> _Instructions to follow_
Look through the listing below and give the number of lines that hold "Emit". Say nothing more.

> _Exercise inputs_
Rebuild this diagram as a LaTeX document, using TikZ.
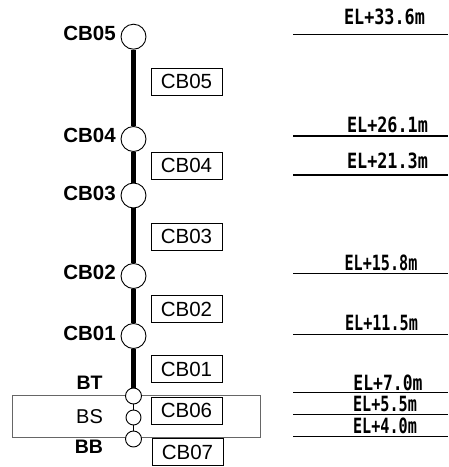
\documentclass[tikz,border=0pt]{standalone}
\usepackage{fontspec}
\usepackage{graphicx}
\setmainfont{Liberation Sans}
\newfontfamily\elfont{DejaVu Sans Mono}
% horizontally condensed elevation text
\newcommand\elv[2]{\scalebox{#1}[1]{#2}}
\begin{document}
\begin{tikzpicture}[x=1pt,y=-1pt,
  joint/.style={circle,draw,fill=white,line width=0.9pt,minimum size=25pt,inner sep=0pt},
  smalljoint/.style={joint,minimum size=16pt},
  tag/.style={font=\fontsize{20.5}{20.5}\selectfont\bfseries,inner sep=0pt},
  member/.style={draw,line width=0.9pt,minimum width=71pt,minimum height=27pt,inner sep=0pt,
    font=\fontsize{20.5}{20.5}\selectfont},
  level/.style={line width=1.3pt},
  eltext/.style={font=\fontsize{21}{21}\elfont\bfseries,anchor=base,inner sep=0pt},
  column/.style={line width=5pt},
  link/.style={line width=0.8pt}
]
\useasboundingbox (0,0) rectangle (449,467);

% base-isolation storey frame
\draw[black!60,line width=0.9pt] (12.7,395.7) rectangle (260,437.3);

% joints along the column
\node[joint] (c5) at (133.5,36.7) {};
\node[joint] (c4) at (133.5,139) {};
\node[joint] (c3) at (133.5,195.5) {};
\node[joint] (c2) at (133.5,276) {};
\node[joint] (c1) at (133.5,336) {};
\node[smalljoint] (bt) at (133.5,396) {};
\node[smalljoint,minimum size=15pt] (bs) at (133.5,417.5) {};
\node[smalljoint] (bb) at (133.5,439) {};

% column segments
\draw[column] (c5) -- (c4);
\draw[column] (c4) -- (c3);
\draw[column] (c3) -- (c2);
\draw[column] (c2) -- (c1);
\draw[column] (c1) -- (bt);
\draw[link] (bt) -- (bs);
\draw[link] (bs) -- (bb);

% joint names
\node[tag,anchor=east] (n5) at (116,33) {CB05};
\node[tag,anchor=east] (n4) at (116,135) {CB04};
\node[tag,anchor=east] (n3) at (116,193) {CB03};
\node[tag,anchor=east] (n2) at (116,272) {CB02};
\node[tag,anchor=east] (n1) at (116,333) {CB01};
\node[tag,font=\fontsize{19.5}{19.5}\selectfont\bfseries] (nbt) at (89.5,383) {BT};
\node[tag,font=\fontsize{20}{20}\selectfont] (nbs) at (89.5,417) {BS};
\node[tag,font=\fontsize{19.5}{19.5}\selectfont\bfseries] (nbb) at (89,447) {BB};

% member labels
\node[member] (m5) at (186.5,81.5) {CB05};
\node[member] (m4) at (186.5,165.5) {CB04};
\node[member] (m3) at (186.5,236.7) {CB03};
\node[member] (m2) at (186.5,309) {CB02};
\node[member] (m1) at (186.5,369) {CB01};
\node[member] (m6) at (186.5,410.7) {CB06};
\node[member] (m7) at (187.5,452) {CB07};

% floor levels
\foreach \i/\y in {a/34.3,b/136,c/175,d/273.3,e/334.3,f/392.7,g/414.3,h/436.7}{
  \coordinate (\i l) at (293,\y);
  \coordinate (\i r) at (448,\y);
  \draw[level] (\i l) -- (\i r);
}
\node[eltext] (ea) at (384.5,24.3) {\elv{0.8}{EL+33.6m}};
\node[eltext] (eb) at (387.5,132.7) {\elv{0.8}{EL+26.1m}};
\node[eltext] (ec) at (387.5,168.3) {\elv{0.8}{EL+21.3m}};
\node[eltext] (ed) at (381,270.5) {\elv{0.72}{EL+15.8m}};
\node[eltext] (ee) at (381.5,330) {\elv{0.72}{EL+11.5m}};
\node[eltext] (ef) at (388,390.5) {\elv{0.78}{EL+7.0m}};
\node[eltext] (eg) at (385,411) {\elv{0.72}{EL+5.5m}};
\node[eltext] (eh) at (385,433) {\elv{0.72}{EL+4.0m}};
\end{tikzpicture}
\end{document}
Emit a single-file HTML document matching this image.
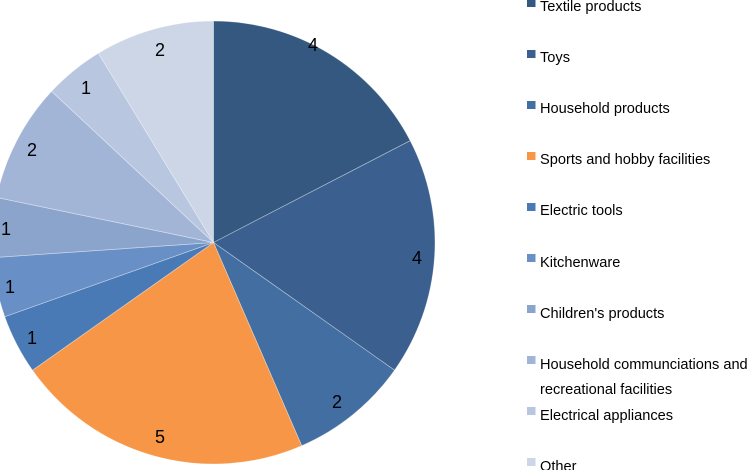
<!DOCTYPE html>
<html>
<head>
<meta charset="utf-8">
<style>
html,body{margin:0;padding:0;background:#fff;}
svg{display:block;}
.lg{font-family:"Liberation Sans",Arial,sans-serif;font-size:14.6px;fill:#000;}
.pl{font-family:"Liberation Sans",Arial,sans-serif;font-size:18px;fill:#000;text-anchor:middle;}
</style>
</head>
<body>
<svg width="750" height="470" viewBox="0 0 750 470" xmlns="http://www.w3.org/2000/svg">
<g stroke="#ffffff" stroke-opacity="0.45" stroke-width="0.7">
<path d="M213.5,242.5 L213.5,21 A221.5,221.5 0 0 1 410.2,140.7 Z" fill="#34587f"/>
<path d="M213.5,242.5 L410.2,140.7 A221.5,221.5 0 0 1 394.5,370.2 Z" fill="#3b6090"/>
<path d="M213.5,242.5 L394.5,370.2 A221.5,221.5 0 0 1 301.7,445.7 Z" fill="#426ea1"/>
<path d="M213.5,242.5 L301.7,445.7 A221.5,221.5 0 0 1 32.5,370.2 Z" fill="#f79646"/>
<path d="M213.5,242.5 L32.5,370.2 A221.5,221.5 0 0 1 4.8,316.7 Z" fill="#4a7ab5"/>
<path d="M213.5,242.5 L4.8,316.7 A221.5,221.5 0 0 1 -7.5,257.6 Z" fill="#6990c6"/>
<path d="M213.5,242.5 L-7.5,257.6 A221.5,221.5 0 0 1 -3.4,197.4 Z" fill="#8ba4cc"/>
<path d="M213.5,242.5 L-3.4,197.4 A221.5,221.5 0 0 1 51.6,91.3 Z" fill="#a3b5d6"/>
<path d="M213.5,242.5 L51.6,91.3 A221.5,221.5 0 0 1 98.4,53.2 Z" fill="#b9c6df"/>
<path d="M213.5,242.5 L98.4,53.2 A221.5,221.5 0 0 1 213.5,21 Z" fill="#ccd6e7"/>
</g>
<text class="pl" x="313" y="51">4</text>
<text class="pl" x="417" y="264">4</text>
<text class="pl" x="337" y="408">2</text>
<text class="pl" x="160" y="443">5</text>
<text class="pl" x="32" y="344">1</text>
<text class="pl" x="10" y="293">1</text>
<text class="pl" x="6" y="235">1</text>
<text class="pl" x="32" y="156">2</text>
<text class="pl" x="86" y="94">1</text>
<text class="pl" x="160" y="56">2</text>

<rect x="527" y="-1" width="8.5" height="8" fill="#34587f"/>
<text class="lg" x="540" y="11">Textile products</text>
<rect x="527" y="50" width="8.5" height="8" fill="#3b6090"/>
<text class="lg" x="540" y="62">Toys</text>
<rect x="527" y="101" width="8.5" height="8" fill="#426ea1"/>
<text class="lg" x="540" y="113">Household products</text>
<rect x="527" y="152" width="8.5" height="8" fill="#f79646"/>
<text class="lg" x="540" y="164">Sports and hobby facilities</text>
<rect x="527" y="203" width="8.5" height="8" fill="#4a7ab5"/>
<text class="lg" x="540" y="215">Electric tools</text>
<rect x="527" y="254" width="8.5" height="8" fill="#6990c6"/>
<text class="lg" x="540" y="267">Kitchenware</text>
<rect x="527" y="305" width="8.5" height="8" fill="#8ba4cc"/>
<text class="lg" x="540" y="318">Children's products</text>
<rect x="527" y="356" width="8.5" height="8" fill="#a3b5d6"/>
<text class="lg" x="540" y="369">Household communciations and</text>
<text class="lg" x="540" y="394">recreational facilities</text>
<rect x="527" y="407" width="8.5" height="8" fill="#b9c6df"/>
<text class="lg" x="540" y="420">Electrical appliances</text>
<rect x="527" y="458" width="8.5" height="8" fill="#ccd6e7"/>
<text class="lg" x="540" y="471">Other</text>
</svg>
</body>
</html>
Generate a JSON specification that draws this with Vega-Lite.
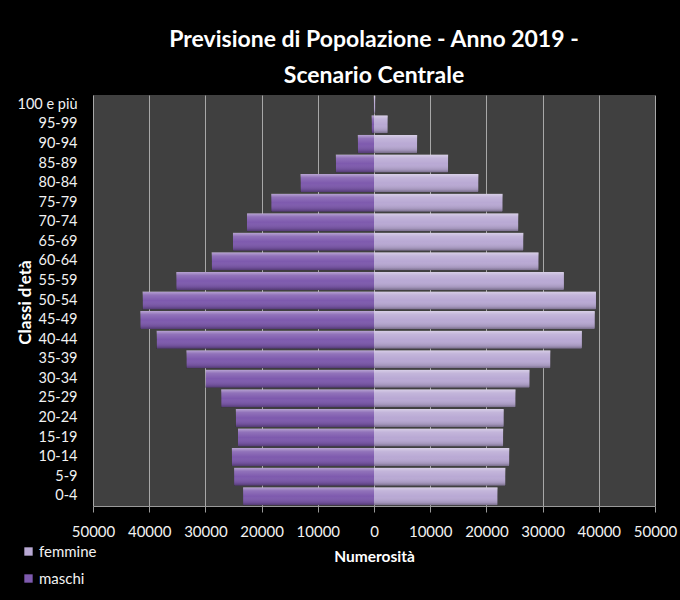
{
  "$schema": "https://vega.github.io/schema/vega-lite/v6.json",
  "autosize": "none",
  "width": 562,
  "height": 411,
  "padding": {"left": 93, "top": 95, "right": 25, "bottom": 94},
  "background": "#000000",
  "title": {
    "text": ["Previsione di Popolazione - Anno 2019 -", "Scenario Centrale"],
    "anchor": "middle",
    "frame": "group",
    "font": "Lato",
    "fontSize": 23,
    "fontWeight": "bold",
    "color": "#ffffff",
    "lineHeight": 36,
    "offset": 7
  },
  "config": {
    "view": {"fill": "#404040", "stroke": null},
    "axis": {"labelFont": "Lato", "titleFont": "Lato", "labelColor": "#f2f2f2", "titleColor": "#ffffff"},
    "legend": {"labelFont": "Lato"}
  },
  "data": {
    "values": [
      {"classe": "100 e più", "sesso": "maschi", "valore": -60},
      {"classe": "95-99", "sesso": "maschi", "valore": -450},
      {"classe": "90-94", "sesso": "maschi", "valore": -2900},
      {"classe": "85-89", "sesso": "maschi", "valore": -6800},
      {"classe": "80-84", "sesso": "maschi", "valore": -13100},
      {"classe": "75-79", "sesso": "maschi", "valore": -18300},
      {"classe": "70-74", "sesso": "maschi", "valore": -22600},
      {"classe": "65-69", "sesso": "maschi", "valore": -25100},
      {"classe": "60-64", "sesso": "maschi", "valore": -28900},
      {"classe": "55-59", "sesso": "maschi", "valore": -35200},
      {"classe": "50-54", "sesso": "maschi", "valore": -41200},
      {"classe": "45-49", "sesso": "maschi", "valore": -41600},
      {"classe": "40-44", "sesso": "maschi", "valore": -38700},
      {"classe": "35-39", "sesso": "maschi", "valore": -33400},
      {"classe": "30-34", "sesso": "maschi", "valore": -30000},
      {"classe": "25-29", "sesso": "maschi", "valore": -27200},
      {"classe": "20-24", "sesso": "maschi", "valore": -24600},
      {"classe": "15-19", "sesso": "maschi", "valore": -24200},
      {"classe": "10-14", "sesso": "maschi", "valore": -25300},
      {"classe": "5-9", "sesso": "maschi", "valore": -24900},
      {"classe": "0-4", "sesso": "maschi", "valore": -23300},
      {"classe": "100 e più", "sesso": "femmine", "valore": 250},
      {"classe": "95-99", "sesso": "femmine", "valore": 2450},
      {"classe": "90-94", "sesso": "femmine", "valore": 7700},
      {"classe": "85-89", "sesso": "femmine", "valore": 13200},
      {"classe": "80-84", "sesso": "femmine", "valore": 18600},
      {"classe": "75-79", "sesso": "femmine", "valore": 22900},
      {"classe": "70-74", "sesso": "femmine", "valore": 25700},
      {"classe": "65-69", "sesso": "femmine", "valore": 26600},
      {"classe": "60-64", "sesso": "femmine", "valore": 29300},
      {"classe": "55-59", "sesso": "femmine", "valore": 33800},
      {"classe": "50-54", "sesso": "femmine", "valore": 39500},
      {"classe": "45-49", "sesso": "femmine", "valore": 39300},
      {"classe": "40-44", "sesso": "femmine", "valore": 37000},
      {"classe": "35-39", "sesso": "femmine", "valore": 31400},
      {"classe": "30-34", "sesso": "femmine", "valore": 27700},
      {"classe": "25-29", "sesso": "femmine", "valore": 25200},
      {"classe": "20-24", "sesso": "femmine", "valore": 23100},
      {"classe": "15-19", "sesso": "femmine", "valore": 23000},
      {"classe": "10-14", "sesso": "femmine", "valore": 24100},
      {"classe": "5-9", "sesso": "femmine", "valore": 23400},
      {"classe": "0-4", "sesso": "femmine", "valore": 22000}
    ]
  },
  "encoding": {
    "y": {
      "field": "classe",
      "type": "nominal",
      "sort": ["100 e più", "95-99", "90-94", "85-89", "80-84", "75-79", "70-74", "65-69", "60-64", "55-59", "50-54", "45-49", "40-44", "35-39", "30-34", "25-29", "20-24", "15-19", "10-14", "5-9", "0-4"],
      "scale": {"paddingInner": 0.08, "paddingOuter": 0.04},
      "axis": {
        "title": "Classi d'età",
        "titleFontSize": 17,
        "titleFontWeight": "bold",
        "titleX": -68,
        "titleY": 207,
        "titleAlign": "center",
        "titleBaseline": "middle",
        "titleAngle": -90,
        "labelFontSize": 14.5,
        "labelPadding": 16,
        "ticks": false,
        "domain": false,
        "grid": false
      }
    },
    "x": {
      "field": "valore",
      "type": "quantitative",
      "scale": {"domain": [-50000, 50000], "nice": false},
      "axis": {
        "title": "Numerosità",
        "titleFontSize": 15.5,
        "titleFontWeight": "bold",
        "titlePadding": 10,
        "values": [-50000, -40000, -30000, -20000, -10000, 0, 10000, 20000, 30000, 40000, 50000],
        "labelExpr": "format(abs(datum.value), 'd')",
        "labelFontSize": 15,
        "labelPadding": 12,
        "labelFlush": false,
        "labelOverlap": false,
        "grid": true,
        "gridColor": "#a8a8a8",
        "gridWidth": 1,
        "tickColor": "#9a9a9a",
        "tickSize": 6,
        "domainColor": "#9a9a9a"
      }
    }
  },
  "layer": [
    {
      "mark": {"type": "bar", "cornerRadius": 1},
      "encoding": {
        "color": {
          "field": "sesso",
          "type": "nominal",
          "scale": {"domain": ["femmine", "maschi"], "range": ["#b9a9d4", "#7e5aae"]},
          "legend": {
            "orient": "none",
            "legendX": -72,
            "legendY": 449,
            "title": null,
            "symbolType": "square",
            "symbolSize": 70,
            "symbolStrokeWidth": 0,
            "labelColor": "#f2f2f2",
            "labelFontSize": 15,
            "labelOffset": 3,
            "rowPadding": 11
          }
        }
      }
    },
    {
      "mark": {
        "type": "bar",
        "color": {
          "gradient": "linear",
          "x1": 0, "y1": 0, "x2": 0, "y2": 1,
          "stops": [
            {"offset": 0, "color": "rgba(255,255,255,0.45)"},
            {"offset": 0.2, "color": "rgba(255,255,255,0.15)"},
            {"offset": 0.5, "color": "rgba(255,255,255,0)"},
            {"offset": 0.85, "color": "rgba(0,0,0,0.12)"},
            {"offset": 1, "color": "rgba(0,0,0,0.35)"}
          ]
        }
      },
      "encoding": {}
    }
  ]
}
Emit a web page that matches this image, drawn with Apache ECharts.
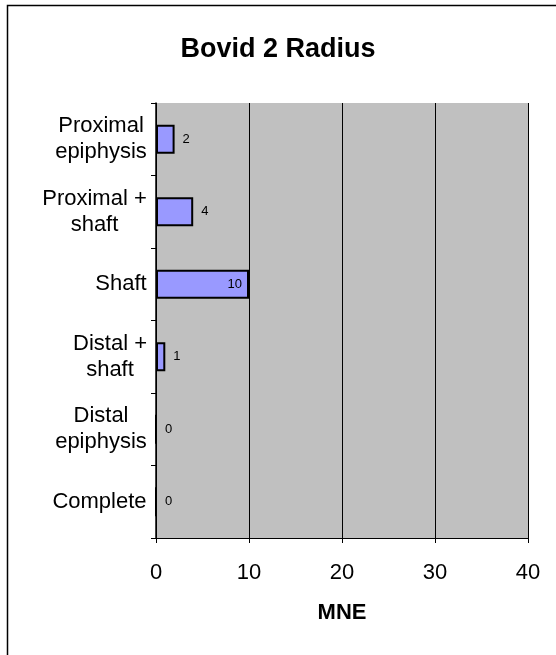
<!DOCTYPE html>
<html>
<head>
<meta charset="utf-8">
<script src="https://cdn.jsdelivr.net/npm/echarts@6/dist/echarts.min.js"></script>
<style>
  html, body { margin: 0; padding: 0; background: #fff; }
  #chart { width: 556px; height: 655px; }
</style>
</head>
<body>
<div id="chart"></div>
<script>
// Bone portions (top to bottom) and their MNE counts
const portions = ['Proximal\nepiphysis', 'Proximal +\nshaft', 'Shaft', 'Distal +\nshaft', 'Distal\nepiphysis', 'Complete'];
const mne = [2, 4, 10, 1, 0, 0];
const mneTicks = [0, 10, 20, 30, 40];

const FONT = '"Liberation Sans", Arial, sans-serif';
const LABEL_SIZE = 22;

// Multi-line category labels: lines are centred within their own block,
// and the block as a whole sits right-aligned against the axis.
const measure = document.createElement('canvas').getContext('2d');
measure.font = LABEL_SIZE + 'px ' + FONT;
const rich = {};
portions.forEach((p, i) => {
  const w = Math.max(...p.split('\n').map(l => measure.measureText(l).width));
  rich['c' + i] = { width: Math.ceil(w), align: 'center', fontSize: LABEL_SIZE, fontFamily: FONT, color: '#000', lineHeight: 26 };
});

const chart = echarts.init(document.getElementById('chart'), null, { renderer: 'canvas' });
chart.setOption({
  animation: false,
  backgroundColor: '#fff',
  title: {
    text: 'Bovid 2 Radius',
    left: 'center', top: 31,
    textStyle: { fontFamily: FONT, fontSize: 27, fontWeight: 'bold', color: '#000' }
  },
  graphic: [{
    type: 'rect',
    shape: { x: 7.5, y: 5.5, width: 620, height: 720 },
    style: { fill: 'none', stroke: '#000', lineWidth: 1.5 },
    silent: true
  }],
  grid: {
    left: 156, right: 28, top: 103, bottom: 117,
    show: true, backgroundColor: '#c0c0c0', borderWidth: 0
  },
  xAxis: {
    type: 'value', min: 0, max: 40, interval: 10,
    name: 'MNE', nameLocation: 'middle', nameGap: 64,
    nameTextStyle: { fontFamily: FONT, fontSize: 22, fontWeight: 'bold', color: '#000' },
    axisLine: { show: true, lineStyle: { color: '#000', width: 1 } },
    axisTick: { show: true, length: 5, lineStyle: { color: '#000' } },
    axisLabel: {
      margin: 24, fontFamily: FONT, fontSize: 22, color: '#000',
      formatter: v => mneTicks.includes(v) ? String(v) : ''
    },
    splitLine: { show: true, lineStyle: { color: '#000', width: 1 } }
  },
  yAxis: {
    type: 'category', data: portions, inverse: true,
    axisLine: { show: true, lineStyle: { color: '#000', width: 1.5 } },
    axisTick: { show: true, length: 5, lineStyle: { color: '#000' } },
    axisLabel: {
      margin: 9, align: 'right', fontFamily: FONT, fontSize: LABEL_SIZE, color: '#000',
      formatter: (val, idx) => val.split('\n').map(l => '{c' + idx + '|' + l + '}').join('\n'),
      rich: rich
    },
    splitLine: { show: false }
  },
  series: [{
    type: 'bar',
    barWidth: '40%',
    data: mne.map(v => v >= 10
      ? { value: v, label: { position: 'insideRight', distance: 7 } }
      : { value: v }),
    itemStyle: { color: '#9999ff', borderColor: '#000', borderWidth: 2 },
    label: {
      show: true, position: 'right', distance: 8,
      fontFamily: FONT, fontSize: 13, color: '#000'
    }
  }]
});
</script>
</body>
</html>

> _Result of this task_
2